American Teamsters organizer (1933–2020)

Charles "Chuckie" O'Brien (December 20, 1933 – February 13, 2020) was an American labor union organizer. He was closely linked to International Brotherhood of Teamsters President Jimmy Hoffa, and referred to himself as Hoffa's stepson. FBI investigators described him as a "habitual liar."
O'Brien was born in Kansas City, Missouri. He was the son of Charles Lenton O'Brien and Sylvia Pagano. O'Brien's father died when he was still an infant. In 1957, he became special assistant to Hoffa, and remained extremely loyal to him over the years. Hoffa was convicted for jury tampering in 1964, and his conviction was upheld by the Supreme Court. While in court, Hoffa was shot by an assailant carrying a BB gun; O'Brien attacked the man, leaving him bloodied. In 1966, after Hoffa had been sent to prison, Frank Fitzsimmons took over the Teamsters as temporary president. Before Hoffa's disappearance, Fitzsimmons "exiled" O'Brien to Alaska, although he spent just four days there.

On the day of Hoffa's disappearance, O'Brien was seen driving a car belonging to Anthony Giacalone's son. O'Brien was close to Giacalone, and referred to him as "Uncle Tony." In August 1975, O'Brien was questioned by federal agents about Hoffa's disappearance. By 1978, O'Brien was working as an official with Teamsters Local 299 in Detroit.

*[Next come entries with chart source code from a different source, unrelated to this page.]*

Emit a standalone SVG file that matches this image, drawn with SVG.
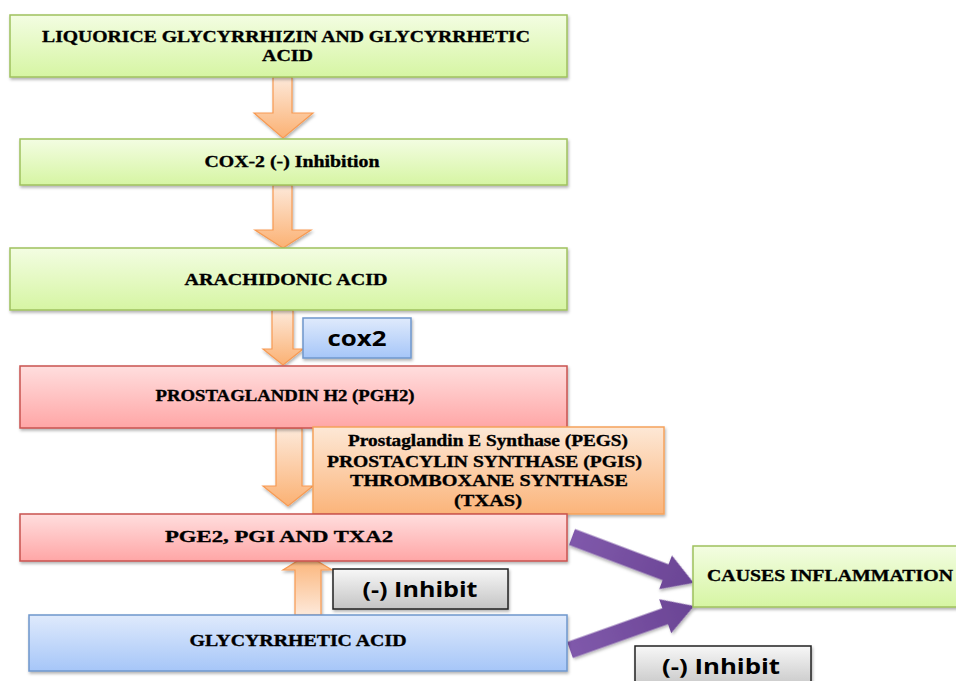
<svg xmlns="http://www.w3.org/2000/svg" width="956" height="681" viewBox="0 0 956 681">
<defs>
<linearGradient id="gGreen" x1="0" y1="0" x2="0" y2="1"><stop offset="0" stop-color="#f3fde2"/><stop offset="1" stop-color="#d6f5a3"/></linearGradient>
<linearGradient id="gPink" x1="0" y1="0" x2="0" y2="1"><stop offset="0" stop-color="#ffdede"/><stop offset="1" stop-color="#ffa6a6"/></linearGradient>
<linearGradient id="gBlue" x1="0" y1="0" x2="0" y2="1"><stop offset="0" stop-color="#dfeafc"/><stop offset="1" stop-color="#a6c6f8"/></linearGradient>
<linearGradient id="gOrange" x1="0" y1="0" x2="0" y2="1"><stop offset="0" stop-color="#fde8d6"/><stop offset="1" stop-color="#fbb47a"/></linearGradient>
<linearGradient id="gGray" x1="0" y1="0" x2="0" y2="1"><stop offset="0" stop-color="#f7f7f7"/><stop offset="1" stop-color="#c4c4c4"/></linearGradient>
<linearGradient id="gArrDown" x1="0" y1="0" x2="0" y2="1"><stop offset="0" stop-color="#fde9da"/><stop offset="1" stop-color="#fbb173"/></linearGradient>
<linearGradient id="gArrUp" x1="0" y1="1" x2="0" y2="0"><stop offset="0" stop-color="#fde9da"/><stop offset="1" stop-color="#fbb173"/></linearGradient>
<linearGradient id="gPurple" x1="0" y1="0" x2="1" y2="0"><stop offset="0" stop-color="#8059ab"/><stop offset="1" stop-color="#6a4494"/></linearGradient>
<filter id="sh" x="-10%" y="-10%" width="120%" height="130%"><feDropShadow dx="1" dy="2" stdDeviation="1.5" flood-color="#000" flood-opacity="0.3"/></filter>
</defs>
<style>
.box{stroke-width:1.5;filter:url(#sh)}
.green{fill:url(#gGreen);stroke:#9fc15e}
.pink{fill:url(#gPink);stroke:#c9534f}
.blue{fill:url(#gBlue);stroke:#6f97cc}
.orange{fill:url(#gOrange);stroke:#f5a25c}
.gray{fill:url(#gGray);stroke:#222}
.t{font-family:"Liberation Serif","Times New Roman",serif;font-weight:bold;font-size:17px;fill:#000;stroke:#000;stroke-width:0.35;text-anchor:middle}
.s{font-family:"Open Sans","Liberation Sans",Arial,sans-serif;font-weight:bold;font-size:22px;fill:#000;text-anchor:middle}
.oa{stroke:#f79a52;stroke-width:1.2;filter:url(#sh)}
.pa{fill:url(#gPurple);filter:url(#sh)}
</style>

<g id="connectors">
<path class="oa" fill="url(#gArrDown)" d="M273,77 H292 V113 H313 L283,138 L254,113 H273 Z"/>
<path class="oa" fill="url(#gArrDown)" d="M273,185 H292 V230 H311 L283,248 L255,230 H273 Z"/>
<path class="oa" fill="url(#gArrDown)" d="M272,310 H293 V349 H303 L283,365 L263,349 H272 Z"/>
<path class="oa" fill="url(#gArrDown)" d="M276,428 H302 V486 H313 L288,506 L263,486 H276 Z"/>
<path class="oa" fill="url(#gArrUp)" d="M295,615 H321 V570 H332 L307,555 L283,570 H295 Z"/>
<path class="pa" transform="translate(572,537) rotate(20.66)" d="M0,-8.5 L100,-8.5 L100,-18 L130,0 L100,18 L100,8.5 L0,8.5 Z"/>
<path class="pa" transform="translate(570,650) rotate(-19.54)" d="M0,-8.5 L101,-8.5 L101,-18 L131.6,0 L101,18 L101,8.5 L0,8.5 Z"/>
</g>

<g id="n1"><rect class="box green" x="10" y="15" width="557" height="62"/>
<text class="t" x="286" y="42" textLength="488" lengthAdjust="spacingAndGlyphs">LIQUORICE GLYCYRRHIZIN AND GLYCYRRHETIC</text>
<text class="t" x="287.5" y="61" textLength="51" lengthAdjust="spacingAndGlyphs">ACID</text></g>

<g id="n2"><rect class="box green" x="20" y="139" width="547" height="46"/>
<text class="t" x="292" y="167" textLength="175" lengthAdjust="spacingAndGlyphs">COX-2 (-) Inhibition</text></g>

<g id="n3"><rect class="box green" x="10" y="248" width="557" height="62"/>
<text class="t" x="286" y="285" textLength="203" lengthAdjust="spacingAndGlyphs">ARACHIDONIC ACID</text></g>

<g id="n-cox2"><rect class="box blue" x="303" y="318" width="108" height="40"/>
<text class="s" x="357" y="346" textLength="59" lengthAdjust="spacingAndGlyphs">cox2</text></g>

<g id="n4"><rect class="box pink" x="20" y="366" width="547" height="62"/>
<text class="t" x="285" y="401" textLength="259" lengthAdjust="spacingAndGlyphs">PROSTAGLANDIN H2 (PGH2)</text></g>

<g id="n-enzymes"><rect class="box orange" x="313" y="427" width="351" height="87"/>
<text class="t" x="488" y="446" textLength="280" lengthAdjust="spacingAndGlyphs">Prostaglandin E Synthase (PEGS)</text>
<text class="t" x="484.5" y="467" textLength="315" lengthAdjust="spacingAndGlyphs">PROSTACYLIN SYNTHASE (PGIS)</text>
<text class="t" x="489" y="486" textLength="278" lengthAdjust="spacingAndGlyphs">THROMBOXANE SYNTHASE</text>
<text class="t" x="488" y="506" textLength="68" lengthAdjust="spacingAndGlyphs">(TXAS)</text></g>

<g id="n5"><rect class="box pink" x="20" y="514" width="547" height="47"/>
<text class="t" x="279" y="542" textLength="228" lengthAdjust="spacingAndGlyphs">PGE2, PGI AND TXA2</text></g>

<g id="n-inhibit1"><rect class="box gray" x="333" y="569" width="175" height="40"/>
<text class="s" x="420" y="597" textLength="115" lengthAdjust="spacingAndGlyphs">(-) Inhibit</text></g>

<g id="n6"><rect class="box blue" x="29" y="615" width="538" height="56"/>
<text class="t" x="298" y="646" textLength="217" lengthAdjust="spacingAndGlyphs">GLYCYRRHETIC ACID</text></g>

<g id="n-inflammation"><rect class="box green" x="693" y="546" width="270" height="61"/>
<text class="t" x="830" y="581" textLength="246" lengthAdjust="spacingAndGlyphs">CAUSES INFLAMMATION</text></g>

<g id="n-inhibit2"><rect class="box gray" x="635" y="646" width="176" height="44"/>
<text class="s" x="721" y="674" textLength="118" lengthAdjust="spacingAndGlyphs">(-) Inhibit</text></g>
</svg>
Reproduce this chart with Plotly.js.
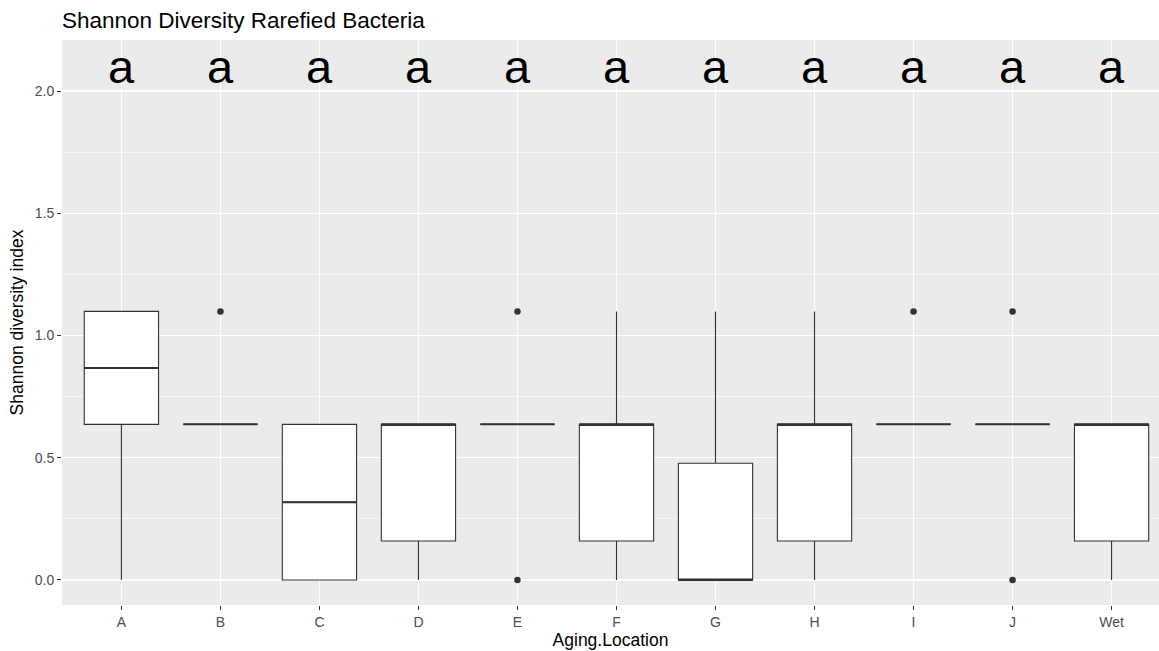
<!DOCTYPE html>
<html>
<head>
<meta charset="utf-8">
<script src="https://cdn.plot.ly/plotly-3.0.1.min.js"></script>
<style>html,body{margin:0;padding:0;background:#fff;}#chart{width:1159px;height:651px;}</style>
</head>
<body>
<div id="chart"></div>
<script>
const categories = ['A','B','C','D','E','F','G','H','I','J','Wet'];
const q1Values     = [0.6365, 0.6365, 0.0,    0.1591, 0.6365, 0.1591, 0.0,    0.1591, 0.6365, 0.6365, 0.1591];
const medianValues = [0.8676, 0.6365, 0.3183, 0.6365, 0.6365, 0.6365, 0.0,    0.6365, 0.6365, 0.6365, 0.6365];
const q3Values     = [1.0986, 0.6365, 0.6365, 0.6365, 0.6365, 0.6365, 0.4774, 0.6365, 0.6365, 0.6365, 0.6365];
const lowerWhisker = [0.0,    0.6365, 0.0,    0.0,    0.6365, 0.0,    0.0,    0.0,    0.6365, 0.6365, 0.0];
const upperWhisker = [1.0986, 0.6365, 0.6365, 0.6365, 0.6365, 1.0986, 1.0986, 1.0986, 0.6365, 0.6365, 0.6365];
const outlierCats   = ['B','E','E','I','J','J'];
const outlierValues = [1.0986, 1.0986, 0.0, 1.0986, 1.0986, 0.0];
const letterLabels = ['a','a','a','a','a','a','a','a','a','a','a'];
const letterY = 2.1;

const boxTrace = {
  type: 'box',
  x: categories,
  q1: q1Values, median: medianValues, q3: q3Values,
  lowerfence: lowerWhisker, upperfence: upperWhisker,
  width: 0.75,
  whiskerwidth: 0,
  fillcolor: '#FFFFFF',
  line: {color: '#333333', width: 1.1},
  boxpoints: false,
  hoverinfo: 'skip',
  showlegend: false
};
// thicker median line (ggplot fatten)
const medianTrace = {
  type: 'box',
  x: categories,
  q1: medianValues, median: medianValues, q3: medianValues,
  lowerfence: medianValues, upperfence: medianValues,
  width: 0.75,
  whiskerwidth: 0,
  fillcolor: 'rgba(0,0,0,0)',
  line: {color: '#333333', width: 2},
  boxpoints: false,
  hoverinfo: 'skip',
  showlegend: false
};
const outlierTrace = {
  type: 'scatter',
  mode: 'markers',
  x: outlierCats,
  y: outlierValues,
  marker: {color: '#333333', size: 6.5},
  hoverinfo: 'skip',
  showlegend: false
};

const annotations = categories.map((c, i) => ({
  x: c, y: letterY, xref: 'x', yref: 'y',
  text: letterLabels[i], showarrow: false,
  xanchor: 'center', yanchor: 'middle',
  font: {family: 'Liberation Sans, Arial, sans-serif', size: 47, color: '#000000'}
}));

const layout = {
  width: 1159, height: 651,
  paper_bgcolor: '#FFFFFF',
  plot_bgcolor: '#EBEBEB',
  font: {family: 'Liberation Sans, Arial, sans-serif', color: '#4D4D4D'},
  margin: {l: 62, r: 0, t: 40, b: 46, pad: 0},
  title: {
    text: 'Shannon Diversity Rarefied Bacteria',
    x: 0, xref: 'paper', xanchor: 'left',
    y: 0.969, yref: 'container', yanchor: 'middle',
    font: {size: 22.5, color: '#000000'}
  },
  xaxis: {
    type: 'category',
    categoryorder: 'array', categoryarray: categories,
    range: [-0.6, 10.479],
    showgrid: true, gridcolor: '#FFFFFF', gridwidth: 1.3,
    zeroline: false, showline: false,
    ticks: 'outside', ticklen: 4, tickwidth: 1, tickcolor: '#333333',
    tickfont: {size: 14, color: '#4D4D4D'},
    title: {text: 'Aging.Location', font: {size: 17.5, color: '#000000'}, standoff: 4}
  },
  yaxis: {
    range: [-0.1025, 2.209],
    tickvals: [0, 0.5, 1, 1.5, 2],
    ticktext: ['0.0', '0.5', '1.0', '1.5', '2.0'],
    showgrid: true, gridcolor: '#FFFFFF', gridwidth: 1.3,
    minor: {tickvals: [0.25, 0.75, 1.25, 1.75], showgrid: true, gridcolor: '#FFFFFF', gridwidth: 0.6, ticks: ''},
    zeroline: false, showline: false,
    ticks: 'outside', ticklen: 4, tickwidth: 1, tickcolor: '#333333',
    tickfont: {size: 14, color: '#4D4D4D'},
    title: {text: 'Shannon diversity index', font: {size: 17.5, color: '#000000'}, standoff: 6}
  },
  annotations: annotations
};

Plotly.newPlot('chart', [boxTrace, medianTrace, outlierTrace], layout, {displayModeBar: false, staticPlot: true});
</script>
</body>
</html>
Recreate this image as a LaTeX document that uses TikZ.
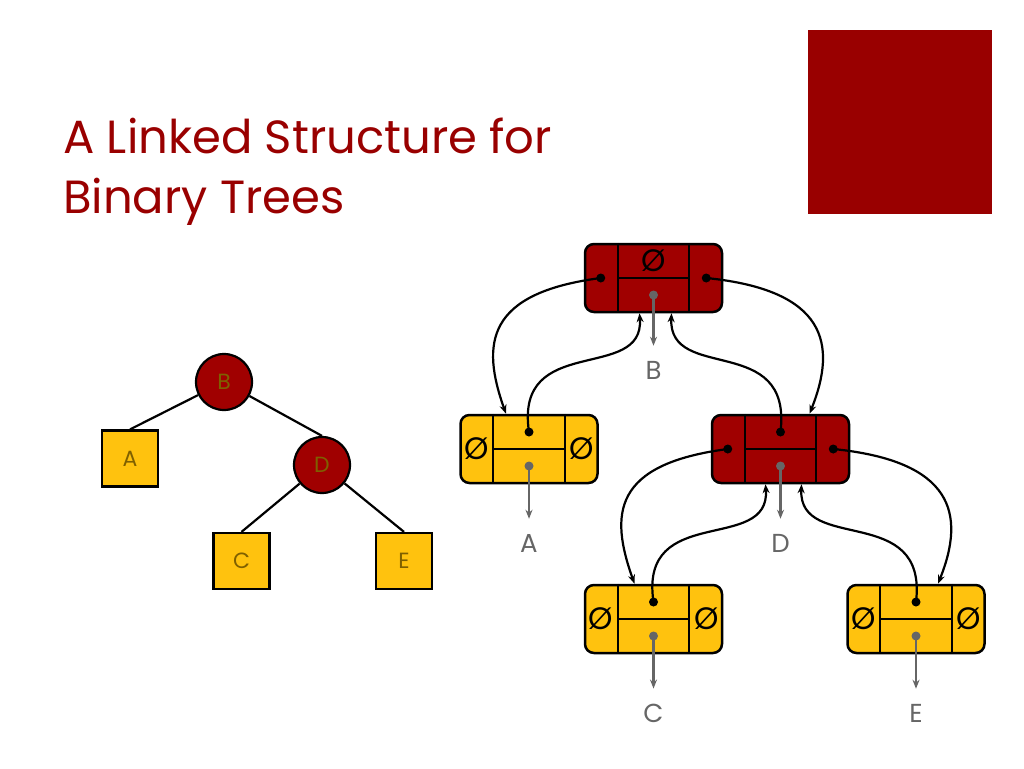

In 1995, the FBI stated that they did not consider O'Brien to be a suspect in the disappearance of Hoffa, and provided him with a letter asking him for his cooperation with the investigation. In 2001, O'Brien was asked to take a polygraph during an investigation into the disappearance of Hoffa, but refused. Later that year, using DNA testing, the FBI linked strands of human hair found in the car driven by O'Brien to Hoffa. O'Brien died of an apparent heart attack in 2020.

==Personal life==
O'Brien was the stepfather of United States Department of Justice official Jack Goldsmith. O'Brien and Goldsmith's mother divorced in 1987.

==In film==
O'Brien is portrayed by Jesse Plemons in the 2019 film The Irishman, which was directed by Martin Scorsese. Chuckie O'Brien and Jack Goldsmith both criticized the portrayal of O'Brien in the film, with Goldsmith calling it "high fiction."